Anyone who grew up during the home video explosion of the 1980s will find a lot to like in this documentary ode to the VHS era. If anything, Josh Johnson’s film is a little too comprehensive, as it comes at its subject from nearly every conceivable angle. Rewind This! touches on the early days of home video, when VHS beat out the arguably superior Beta format for consumer dominance; the “film school” aspect of video store culture, through which many of today’s filmmakers learned their craft through repeated viewings of favorite tapes; the wild world of straight-to-video movies and bizarre lost “classics” that have never surfaced in other formats; the collector culture and the mini-revival of VHS; and on and on. For those of us of us a certain age, Rewind This! is a nostalgic treasure trove, but it might be even more enjoyable after one more pass through the editing bay.

 


 
We Always Lie to Strangers

Perhaps the least rocking movie ever to play SXSW, We Always Lie to Strangers transports us to a strange little Ozarks town called Branson, Missouri, population 10,500. Branson is so odd because it draws over 7 million tourists per year on the strength of its entertainment attractions, all of which are corny and wholesome enough to make Hee-Haw look like subversive art. We Always Lie to Strangers is less about the people who visit than those who make a living in Branson…or at least try to make a living.

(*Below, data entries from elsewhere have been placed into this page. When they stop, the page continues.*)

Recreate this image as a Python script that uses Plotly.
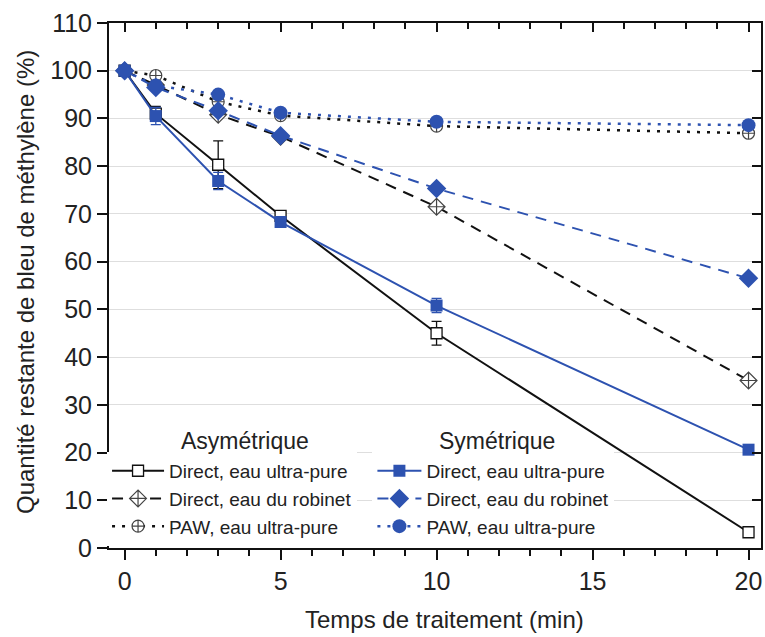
import plotly.graph_objects as go

time = [0, 1, 3, 5, 10, 20]

asym_direct_up = [100, 91.0, 80.3, 69.6, 45.0, 3.3]
asym_direct_up_err = [0, 1.5, 5.0, 0.8, 2.5, 0.5]
asym_direct_tap = [100, 97.0, 90.8, 86.2, 71.5, 35.1]
asym_paw_up = [100, 99.0, 93.5, 90.6, 88.4, 86.9]

sym_direct_up = [100, 90.5, 76.9, 68.3, 50.8, 20.6]
sym_direct_up_err = [0, 1.8, 1.8, 0.8, 1.5, 0.5]
sym_direct_tap = [100, 96.5, 91.6, 86.4, 75.3, 56.5]
sym_paw_up = [100, 96.9, 95.0, 91.2, 89.3, 88.6]

labels = ["Direct, eau ultra-pure", "Direct, eau du robinet", "PAW, eau ultra-pure"]
header_asym = "Asymétrique"
header_sym = "Symétrique"
x_title = "Temps de traitement (min)"
y_title = "Quantité restante de bleu de méthylène (%)"

BLUE = "#2d52b0"
BLACK = "#111111"
FONT = "Liberation Sans, Arial, sans-serif"

fig = go.Figure()

# Asymmetric (black, open markers)
fig.add_trace(go.Scatter(x=time, y=asym_direct_up, name=labels[0], legend="legend",
    mode="lines+markers", line=dict(color=BLACK, width=2),
    marker=dict(symbol="square", size=11, color="white", line=dict(color=BLACK, width=1.3)),
    error_y=dict(type="data", array=asym_direct_up_err, color=BLACK, thickness=1.3, width=5)))
fig.add_trace(go.Scatter(x=time, y=asym_direct_tap, name=labels[1], legend="legend",
    mode="lines+markers", line=dict(color=BLACK, width=2, dash="11px,8px"),
    marker=dict(symbol="diamond-cross", size=13, color="white", line=dict(color="#444", width=1.2))))
fig.add_trace(go.Scatter(x=time, y=asym_paw_up, name=labels[2], legend="legend",
    mode="lines+markers", line=dict(color=BLACK, width=2.5, dash="3px,7px"),
    marker=dict(symbol="circle-cross", size=12, color="white", line=dict(color="#444", width=1.2))))

# Symmetric (blue, filled markers)
fig.add_trace(go.Scatter(x=time, y=sym_direct_up, name=labels[0], legend="legend2",
    mode="lines+markers", line=dict(color=BLUE, width=2),
    marker=dict(symbol="square", size=12, color=BLUE),
    error_y=dict(type="data", array=sym_direct_up_err, color=BLUE, thickness=1.3, width=5)))
fig.add_trace(go.Scatter(x=time, y=sym_direct_tap, name=labels[1], legend="legend2",
    mode="lines+markers", line=dict(color=BLUE, width=2, dash="11px,8px"),
    marker=dict(symbol="diamond", size=15, color=BLUE)))
fig.add_trace(go.Scatter(x=time, y=sym_paw_up, name=labels[2], legend="legend2",
    mode="lines+markers", line=dict(color=BLUE, width=2.5, dash="3px,7px"),
    marker=dict(symbol="circle", size=14, color=BLUE)))

# top/right mirror axes with inside ticks
fig.add_trace(go.Scatter(x=[None], y=[None], xaxis="x2", yaxis="y2", showlegend=False))

axis_font = dict(family=FONT, size=25, color="#222")

fig.update_layout(
    width=765, height=637,
    margin=dict(l=109, r=4, t=23, b=89),
    paper_bgcolor="white", plot_bgcolor="white",
    font=dict(family=FONT, color="#222"),
    xaxis=dict(range=[-0.5, 20.4], tickvals=[0, 5, 10, 15, 20], ticks="outside", ticklen=10,
               tickwidth=2, tickcolor=BLACK, showline=True, linecolor=BLACK, linewidth=2,
               showgrid=False, zeroline=False, tickfont=axis_font, automargin=False,
               minor=dict(tickvals=list(range(0, 21)), ticks="outside", ticklen=6, tickwidth=1.5,
                          tickcolor=BLACK, showgrid=False)),
    yaxis=dict(range=[0, 110], dtick=10, ticks="outside", ticklen=10, tickwidth=2, tickcolor=BLACK,
               showline=True, linecolor=BLACK, linewidth=2, showgrid=True, gridcolor="#dedede",
               gridwidth=1.3, zeroline=False, tickfont=axis_font, automargin=False),
    xaxis2=dict(overlaying="x", side="top", range=[-0.5, 20.4], tickvals=[0, 5, 10, 15, 20],
                ticks="inside", ticklen=9, tickwidth=2, tickcolor=BLACK, showticklabels=False,
                showline=True, linecolor=BLACK, linewidth=2, showgrid=False, zeroline=False,
                automargin=False,
                minor=dict(tickvals=list(range(0, 21)), ticks="inside", ticklen=6, tickwidth=1.5,
                           tickcolor=BLACK, showgrid=False)),
    yaxis2=dict(overlaying="y", side="right", range=[0, 110], dtick=10, ticks="inside", ticklen=9,
                tickwidth=2, tickcolor=BLACK, showticklabels=False, showline=True, linecolor=BLACK,
                linewidth=2, showgrid=False, zeroline=False, automargin=False),
    legend=dict(x=-0.003, xanchor="left", y=0.004, yanchor="bottom", bgcolor="rgba(255,255,255,1)",
                font=dict(family=FONT, size=19, color="#222"), itemwidth=52, tracegroupgap=0,
                borderwidth=0),
    legend2=dict(x=0.404, xanchor="left", y=0.004, yanchor="bottom", bgcolor="rgba(255,255,255,1)",
                 font=dict(family=FONT, size=19, color="#222"), itemwidth=44, tracegroupgap=0,
                 borderwidth=0),
    annotations=[
        dict(text=header_asym, x=0.209, y=0.204, xref="paper", yref="paper", showarrow=False,
             xanchor="center", yanchor="middle",
             font=dict(family=FONT, size=23, color="#222"), bgcolor="white"),
        dict(text=header_sym, x=0.595, y=0.204, xref="paper", yref="paper", showarrow=False,
             xanchor="center", yanchor="middle",
             font=dict(family=FONT, size=23, color="#222"), bgcolor="white"),
        dict(text=x_title, x=0.514, y=-0.137, xref="paper", yref="paper", showarrow=False,
             xanchor="center", yanchor="middle",
             font=dict(family=FONT, size=24, color="#222")),
        dict(text=y_title, x=-0.127, y=0.507, xref="paper", yref="paper", showarrow=False,
             xanchor="center", yanchor="middle",
             textangle=-90, font=dict(family=FONT, size=24, color="#222")),
    ],
)

fig.write_html("out.html", config={"displayModeBar": False},
               post_script="document.body.style.margin='0';document.body.style.padding='0';")
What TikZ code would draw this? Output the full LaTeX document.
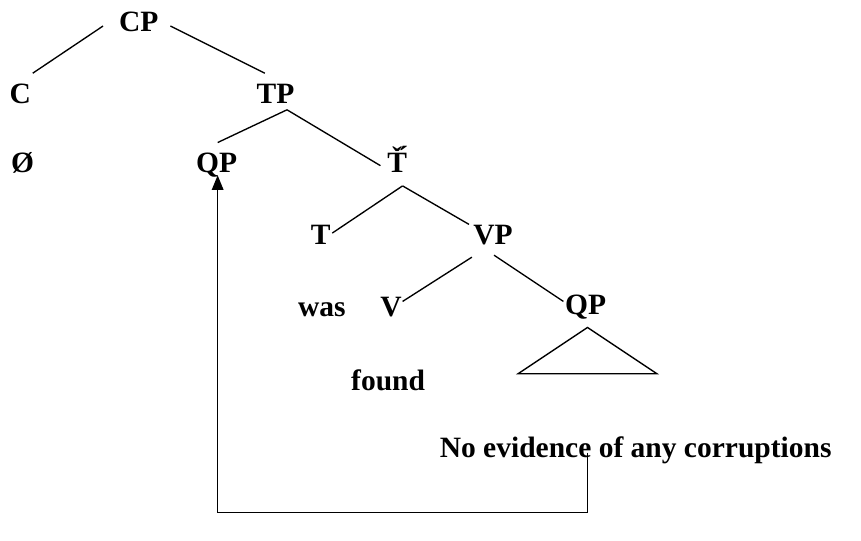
\documentclass[tikz,border=0pt]{standalone}
\usepackage{fontspec}
\setmainfont{Liberation Serif}
\usetikzlibrary{arrows.meta}
\begin{document}
\begin{tikzpicture}[x=0.9631pt,y=-0.9631pt,
  lbl/.style={inner sep=0pt,anchor=base,font=\fontsize{29.5}{32}\selectfont\bfseries},
  edge/.style={line width=1.35pt},
  move/.style={line width=1.35pt,-{Triangle[length=14.5pt,width=11.5pt]}}]
\useasboundingbox (0,0) rectangle (894,560.7);
\node[lbl] (CP) at (144,33) {CP};
\node[lbl] (C) at (21,107) {C};
\node[lbl] (TP) at (286,107) {TP};
\node[lbl] (null) at (23.5,179) {Ø};
\node[lbl] (QPa) at (225,179) {QP};
\node[lbl,anchor=base west] (Tbar) at (402,179) {Ť́};
\node[lbl] (T) at (333,254) {T};
\node[lbl] (VP) at (512,254) {VP};
\node[lbl,anchor=base east] (was) at (359,329) {was};
\node[lbl] (V) at (406,329) {V};
\node[lbl] (QPb) at (608,327) {QP};
\node[lbl] (found) at (403,405) {found};
\node[lbl] (ev) at (660,475) {No evidence of any corruptions};
\draw[edge] ([shift={(-37,-6)}]CP.base) -- ([shift={(13,-31)}]C.base);
\draw[edge] ([shift={(33,-6)}]CP.base) -- ([shift={(-11,-31)}]TP.base);
\draw[edge] ([shift={(12,7)}]TP.base) -- ([shift={(1,-31)}]QPa.base);
\draw[edge] ([shift={(12,7)}]TP.base) -- ([shift={(-7,-7)}]Tbar.base west);
\draw[edge] ([shift={(16,14)}]Tbar.base west) -- ([shift={(12,-12)}]T.base);
\draw[edge] ([shift={(16,14)}]Tbar.base west) -- ([shift={(-25,-21)}]VP.base);
\draw[edge] ([shift={(-22,13)}]VP.base) -- ([shift={(12,-16)}]V.base);
\draw[edge] ([shift={(1,11)}]VP.base) -- ([shift={(-23,-14)}]QPb.base);
\draw[edge,line join=miter] ([shift={(2,13)}]QPb.base) -- ([shift={(-70,61)}]QPb.base) -- ([shift={(74,61)}]QPb.base) -- cycle;
\draw[move] ([shift={(-50,-5)}]ev.base) -- ++(0,62) -| ([shift={(1,3)}]QPa.base);
\end{tikzpicture}
\end{document}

For every successful act like Andy Williams or Yakov Smirnoff, there are a dozen small dinner-theater companies like the Magnificent Variety Show struggling to stay afloat. Co-directors AJ Schnack and David Wilson delve deep beneath the surface of an ultra-conservative subculture to find it made up of very different personalities, from the spitfire dancer Elisha Connor to the openly gay single father Chip Holderman. You might never want to go to Branson itself, but you won’t regret spending an hour and a half visiting via this fascinating documentary.